TURMOIL SWEPT through European markets as Portugal and Spain came under mounting pressure to resolve their fiscal problems, adding to acute anxiety over the crisis in the Greek public finances.
Amid rising concern about the risk of sovereign default, the euro fell to its lowest level against the dollar since May 2009, and the cost of insuring Greek, Portuguese and Spanish debt against default reached new highs.
Greece remains by far the most vulnerable of the 16 euro zone countries, but attention has turned to Portugal and Spain as their governments face big political challenges to calm their public finances.
EU leaders are likely to discuss the pressures on the currency when they gather for a special summit in Brussels next Thursday to develop a new economic plan for the union.
Their meeting comes against the backdrop of threats from the European Commission to impose budget measures on Greece if its austerity plan misfires.
Even though the European authorities insist there is no bailout plan for Greece, the fear remains that the country may require exceptional funding if it is unable to raise the €50 billion it needs to keep the state afloat.

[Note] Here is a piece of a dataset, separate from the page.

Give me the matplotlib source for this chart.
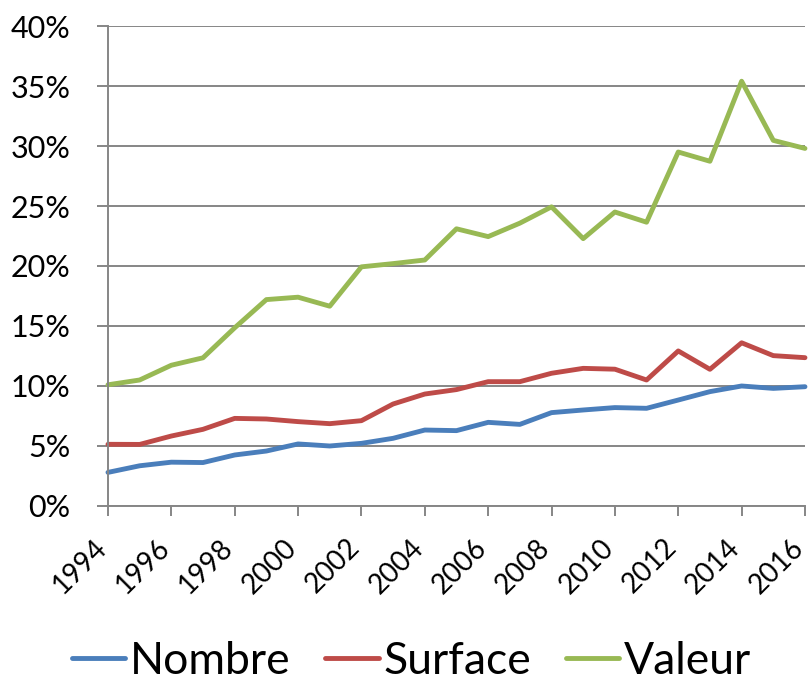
import matplotlib
matplotlib.use('Agg')
import matplotlib.pyplot as plt
import matplotlib.transforms as mtransforms
from matplotlib.ticker import FuncFormatter, MultipleLocator

plt.rcParams['font.family'] = ['Lato', 'DejaVu Sans']

years = list(range(1994, 2017))
nombre = [2.8, 3.35, 3.65, 3.62, 4.25, 4.58, 5.17, 5.0, 5.22, 5.64, 6.33, 6.28,
          6.97, 6.8, 7.78, 8.0, 8.2, 8.14, 8.83, 9.53, 10.0, 9.8, 9.94]
surface = [5.14, 5.13, 5.83, 6.39, 7.3, 7.25, 7.03, 6.86, 7.11, 8.5, 9.33, 9.7,
           10.36, 10.36, 11.06, 11.47, 11.4, 10.5, 12.92, 11.39, 13.6, 12.53, 12.36]
valeur = [10.1, 10.5, 11.73, 12.35, 14.85, 17.2, 17.4, 16.65, 19.93, 20.2, 20.5, 23.1,
          22.45, 23.57, 24.93, 22.28, 24.5, 23.65, 29.5, 28.73, 35.4, 30.47, 29.8]

series = [('Nombre', nombre, '#4A7EBB'),
          ('Surface', surface, '#BE4B48'),
          ('Valeur', valeur, '#98B954')]

GRID = '#868686'

fig = plt.figure(figsize=(8.1, 6.81), dpi=100)
ax = fig.add_axes([0.1333, 0.257, 0.8605, 0.7048])

for name, vals, col in series:
    ax.plot(years, vals, color=col, linewidth=3.5, label=name,
            solid_joinstyle='round', solid_capstyle='round', clip_on=False)

ax.set_xlim(1994, 2016)
ax.set_ylim(0, 40)
ax.yaxis.set_major_locator(MultipleLocator(5))
ax.yaxis.set_major_formatter(FuncFormatter(lambda v, p: f'{v:.0f}%'))
ax.set_xticks(years[::2])
ax.set_xticklabels([str(y) for y in years[::2]], rotation=45, ha='right',
                   va='baseline', rotation_mode='anchor')

# nudge the slanted year labels a few pixels right, like the original
shift = mtransforms.ScaledTranslation(0.03, 0, fig.dpi_scale_trans)
for lab in ax.get_xticklabels():
    lab.set_transform(lab.get_transform() + shift)

ax.grid(axis='y', color=GRID, linewidth=1.4)
ax.set_axisbelow(True)
for s in ['top', 'right']:
    ax.spines[s].set_visible(False)
for s in ['left', 'bottom']:
    ax.spines[s].set_color(GRID)
    ax.spines[s].set_linewidth(1.4)

ax.tick_params(axis='y', colors=GRID, labelcolor='black', labelsize=22,
               length=8, width=1.4, pad=19)
ax.tick_params(axis='x', colors=GRID, labelcolor='black', labelsize=20,
               length=7, width=1.4, pad=24)

fig.legend(loc='center', bbox_to_anchor=(0.508, 0.029), ncol=3, frameon=False,
           fontsize=32, handlelength=1.2, handletextpad=0.1, columnspacing=0.79,
           borderaxespad=0)

fig.savefig('out.png', dpi=100)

While markets shrugged off soothing words two days ago from European Central Bank (ECB) president Jean-Claude Trichet, ECB governing council member Ewald Nowotny reiterated the bank’s confident stance yesterday by calling talk of a euro zone break-up “absurd”.
“The market is closely watching each country’s ability to pay its debts,” said Erkki Liikanen, another ECB council member. If faith is lost, he said, interest rates on sovereign date will go up significantly.
The euro fell below $1.36 and dropped against currencies such as the Swiss franc, forcing the Swiss National Bank (SNB) to take the unusual step of intervening in the market.
Greek stocks fell 3.7 per cent and Portuguese and Spanish each lost more than 1 per cent after sharp falls on Thursday.
Looming industrial action by Greek workers, however, means the Greek government will soon face a critical test of its resolve. The biggest public sector union plans a holds a work stoppage next Wednesday and a private-sector strike is planned a fortnight later.
Given the country’s history of violent protest, these actions are expected to provide a crucial gauge of the extent of opposition to Mr Papandreou’s efforts to regain stability of the public finances.
Portugal’s minority government lost a vote in the opposition-led parliament yesterday on a Bill that will increase regional spending, a move that compromises efforts by the Socialist administration to assert control over its public finances.
In Spain, unions have threatened protests against a €50 billion austerity plan.